“We have watched as Governor Brownback and his allies in the legislature complained bitterly about rulings to adequately fund education for nearly 500,000 children in Kansas public schools,” said Judith Deedy, Executive Director of Game On. “As parents, we are grateful to have one branch of government that can’t be bought or bullied and we will vote yes to retain our justices.”
Read more here: http://bluevalleypost.com/2016/11/02/johnson-county-pro-education-groups-encourage-voters-retain-supreme-court-justices-46200
Here is our full statement:
I’m Judith Deedy, and I am a parent of a 9th grader and two 7th graders in the Shawnee Mission School District. I also serve as the volunteer Executive Director of Game On for Kansas Schools, a nonprofit, nonpartisan grassroots advocacy effort among Kansans who share a belief in high-quality public education as a right of all Kansas students. We advocate for Kansas public schools to ensure our teachers, principals, superintendents, and school board members have the resources necessary to deliver quality education to all our students. And that is why I am here today.
Over the past several years as I tuned in to the plight of Kansas public education, I watched with dismay as we had to deal with legislators who claimed to support public education while campaigning, but then in office listened less to their constituents than to the entities that funded their campaigns. As a Kansan who values public education, I hold especially dear the need for courts to act independently, without regard to the wishes of a sitting governor, or the desires of those with access to dark money. We need a court that works to uphold the constitution, and we need the people of Kansas to know that when they appear in court, it is a court of law, rather than a Brownback court, a court beholden to special interests or a court of public opinion.
The movement to oust our current Supreme Court justices and Court of Appeals judges threatens that. It is simply the latest in a series of attempts to eliminate our fair and impartial judiciary. As public education advocates, we have seen bills to restrict the courts from ruling on school funding cases, to change the manner in which judges and justices are selected, to make it easier to impeach justices and to otherwise punish the courts for ruling against the state in school funding cases.

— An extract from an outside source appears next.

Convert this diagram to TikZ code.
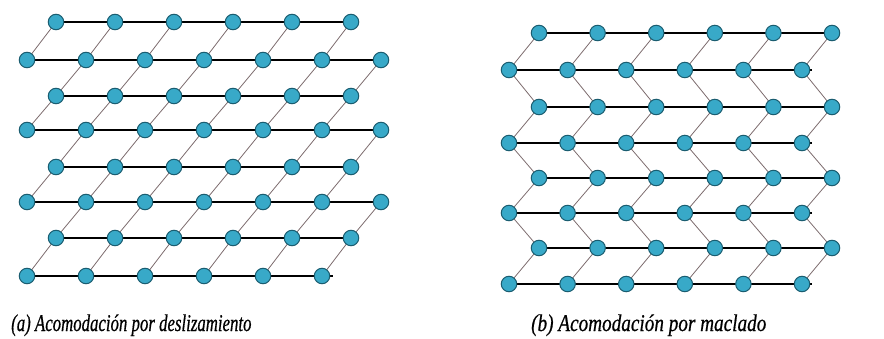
\documentclass[tikz,border=0pt]{standalone}
\usepackage{fontspec}
\newfontfamily\capfont[FakeStretch=0.7,FakeBold=0.6]{Liberation Serif}
\newfontfamily\capfontb[FakeStretch=0.8,FakeBold=0.6]{Liberation Serif}
\definecolor{atomfill}{HTML}{38A9C8}
\definecolor{atomline}{HTML}{1A5D70}
\definecolor{bondgray}{HTML}{7C6B6D}
\pgfdeclarelayer{bg}
\pgfsetlayers{bg,main}
\tikzset{
  atom/.style={circle, draw=atomline, fill=atomfill, line width=1pt, minimum size=15.5pt, inner sep=0pt},
  rowline/.style={draw=black, line width=1.3pt},
  diagbond/.style={draw=bondgray, line width=0.8pt},
  caption/.style={anchor=base west, inner sep=0pt, font=\capfont\itshape\fontsize{24}{28}\selectfont},
  captionb/.style={anchor=base west, inner sep=0pt, font=\capfontb\itshape\fontsize{24}{28}\selectfont}
}
\begin{document}
\begin{tikzpicture}[x=1pt,y=-1pt]
\useasboundingbox (0,0) rectangle (884,339);
% ---------- left panel: slip ----------
\foreach \r/\yy/\xs/\n in {1/22/56/5, 2/60/27/6, 3/96/56/5, 4/130/27/6, 5/167/56/5, 6/202/27/6, 7/238/56/5, 8/276/27/5}{
  \foreach \i in {0,...,\n}{
    \node[atom] (L-\r-\i) at ({\xs+59*\i},\yy) {};
  }
}
\coordinate (Lend8) at (333,276);
\begin{pgfonlayer}{bg}
  \foreach \r/\n in {1/5,2/6,3/5,4/6,5/5,6/6,7/5}{
    \draw[rowline] (L-\r-0.center) -- (L-\r-\n.center);
  }
  \draw[rowline] (L-8-0.center) -- (Lend8);
  \foreach \r in {3,5,7}{
    \pgfmathtruncatemacro{\up}{\r-1}
    \foreach \i in {0,...,5}{
      \pgfmathtruncatemacro{\j}{\i+1}
      \draw[diagbond] (L-\r-\i.center) -- (L-\up-\j.center);
    }
  }
  \foreach \r in {2,4,6,8}{
    \pgfmathtruncatemacro{\up}{\r-1}
    \foreach \i in {0,...,5}{
      \draw[diagbond] (L-\r-\i.center) -- (L-\up-\i.center);
    }
  }
\end{pgfonlayer}
% ---------- right panel: twinning ----------
\foreach \r/\yy/\xs in {1/33/539, 2/70/509, 3/107/539, 4/143/509, 5/178/539, 6/213/509, 7/248/539, 8/284/509}{
  \foreach \i in {0,...,5}{
    \node[atom] (R-\r-\i) at ({\xs+58.6*\i},\yy) {};
  }
}
\coordinate (Rend3) at (838,107);
\coordinate (Rend7) at (838,248);
\coordinate (Rend2) at (812,70);
\coordinate (Rend4) at (812,143);
\coordinate (Rend6) at (812,213);
\coordinate (Rend8) at (812,284);
\begin{pgfonlayer}{bg}
  \draw[rowline] (R-1-0.center) -- (R-1-5.center);
  \draw[rowline] (R-5-0.center) -- (R-5-5.center);
  \foreach \r in {2,3,4,6,7,8}{
    \draw[rowline] (R-\r-0.center) -- (Rend\r);
  }
  \foreach \r in {1,...,7}{
    \pgfmathtruncatemacro{\dn}{\r+1}
    \foreach \i in {0,...,5}{
      \draw[diagbond] (R-\r-\i.center) -- (R-\dn-\i.center);
    }
  }
\end{pgfonlayer}
% ---------- captions ----------
\node[caption] (capa) at (11,331) {(a) Acomodación por deslizamiento};
\node[captionb] (capb) at (531,331) {(b) Acomodación por maclado};
\end{tikzpicture}
\end{document}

We have watched as Governor Brownback and his allies in the legislature complained bitterly about being ordered to increase school funding levels and labeled the courts “activist” because of those orders. We do not view the judges and justices as activists. We respect their willingness to honor their duty to interpret the state constitution and to hold the legislature to its critical obligation to adequately provide for the education of the nearly 500,000 children in Kansas public schools. As parents, we are grateful to have one branch of government that can’t be bought or bullied, and we will vote to protect that.

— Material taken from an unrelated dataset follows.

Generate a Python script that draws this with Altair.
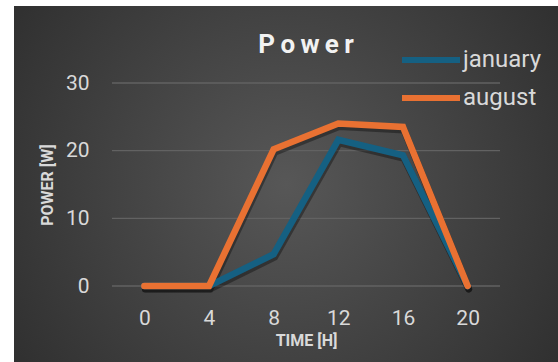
import altair as alt
import pandas as pd

# Hourly power readings for two months
hours = [0, 4, 8, 12, 16, 20]
january = [0, 0, 4.7, 21.6, 19.3, 0]
august = [0, 0, 20.2, 24.0, 23.5, 0]
series = ["january", "august"]
colors = ["#156082", "#E97132"]
y_ticks = [0, 10, 20, 30]

rows = []
for name, vals in zip(series, [january, august]):
    for h, v in zip(hours, vals):
        rows.append({"hour": h, "power": v, "series": name})
df = pd.DataFrame(rows)
grid_df = pd.DataFrame({"power": y_ticks})

PLOT_W, PLOT_H = 388, 203
PAD = {"left": 112, "top": 83, "right": 58, "bottom": 76}

x_enc = alt.X(
    "hour:Q",
    scale=alt.Scale(domain=[-2, 22], nice=False, zero=False),
    axis=alt.Axis(values=hours, title="TIME [H]", grid=False, domain=False,
                  ticks=False, labelPadding=21, labelBaseline="top",
                  titleY=54, titleBaseline="middle", zindex=1),
)
y_enc = alt.Y(
    "power:Q",
    scale=alt.Scale(domain=[0, 30], nice=False),
    axis=alt.Axis(values=y_ticks, title="POWER [W]", grid=False, domain=False,
                  ticks=False, labelPadding=23, titleX=-65, titleY=PLOT_H / 2,
                  titleBaseline="middle", titleAngle=-90, zindex=1),
)

# dark radial backdrop behind the whole chart
bg = alt.Chart(alt.Data(values=[{}])).mark_rect(
    color=alt.Gradient(
        gradient="radial",
        stops=[alt.GradientStop(offset=0, color="#575757"),
               alt.GradientStop(offset=1, color="#262626")],
        x1=0.5, y1=0.5, r1=0, x2=0.5, y2=0.5, r2=0.75,
    )
).encode(
    x=alt.value(14 - PAD["left"]), x2=alt.value(558 - PAD["left"]),
    y=alt.value(6 - PAD["top"]), y2=alt.value(362 - PAD["top"]),
)

grid = alt.Chart(grid_df).mark_rule(color="#626262", strokeWidth=1.3).encode(y=y_enc)

shadow = alt.Chart(df).mark_line(
    color="black", opacity=0.35, strokeWidth=7, xOffset=1, yOffset=3,
    strokeCap="round", strokeJoin="miter",
).encode(x=x_enc, y=y_enc, detail="series:N")

lines = alt.Chart(df).mark_line(
    strokeWidth=6.5, strokeCap="round", strokeJoin="miter",
).encode(
    x=x_enc,
    y=y_enc,
    color=alt.Color(
        "series:N",
        scale=alt.Scale(domain=series, range=colors),
        sort=series,
        legend=alt.Legend(
            orient="none", legendX=287, legendY=-34, title=None,
            symbolType="stroke", symbolStrokeWidth=6, symbolSize=3364,
            clipHeight=22, rowPadding=14, labelOffset=0, padding=0,
            labelFontSize=24, labelColor="#d9d9d9", labelFont="Roboto",
        ),
    ),
    order=alt.Order("order:Q"),
).transform_calculate(order="datum.series == 'january' ? 0 : 1")

chart = alt.layer(bg, grid, shadow, lines).properties(
    width=PLOT_W,
    height=PLOT_H,
    padding=PAD,
    autosize=alt.AutoSizeParams(type="none"),
    background="white",
    title=alt.TitleParams(
        "P\u2009o\u2009w\u2009e\u2009r",
        anchor="middle", frame="group", baseline="alphabetic",
        offset=-73, font="Roboto", fontSize=26, fontWeight="bold",
        color="#f2f2f2",
    ),
).configure_view(stroke=None).configure_axis(
    labelFont="Roboto", labelFontSize=21, labelColor="#d9d9d9",
    titleFont="Roboto", titleFontSize=16, titleFontWeight="bold",
    titleColor="#d9d9d9",
)

chart.save("out.html", embed_options={"renderer": "svg", "actions": False})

We wish to remind Kansans that the courts do not and have not initiated the school funding litigation. Rather the courts have heard the cases brought to them by Kansas families and local school districts concerned that our state was failing to meet the needs of its children. We note that the role of voters in a retention election is to evaluate whether the judges and justices have been fair and impartial and committed to the rule of law, have upheld the constitution, have demonstrated their legal knowledge and experience, have been neutral, respectful and committed to all aspects of the administration of justice and have not committed malfeasance. Failure to change their interpretation of the constitution to match Governor Brownback’s ideology is not a legitimate basis for ousting judges and justices. No Supreme Court justice or Court of Appeals judge has lost a retention election in the past 60 years. Yet now we face a movement to oust 4 justices at one time. This is a power grab attempt by those who wish to be unfettered by the constitution and should be rejected by Kansans who care about public education, good government and a functioning democracy with three separate branches.
We are one week out from the election. We encourage Kansans to vote yes on retaining our justices and appeals court judges and maintain a fair and impartial judiciary that is nonpartisan and nonpolitical.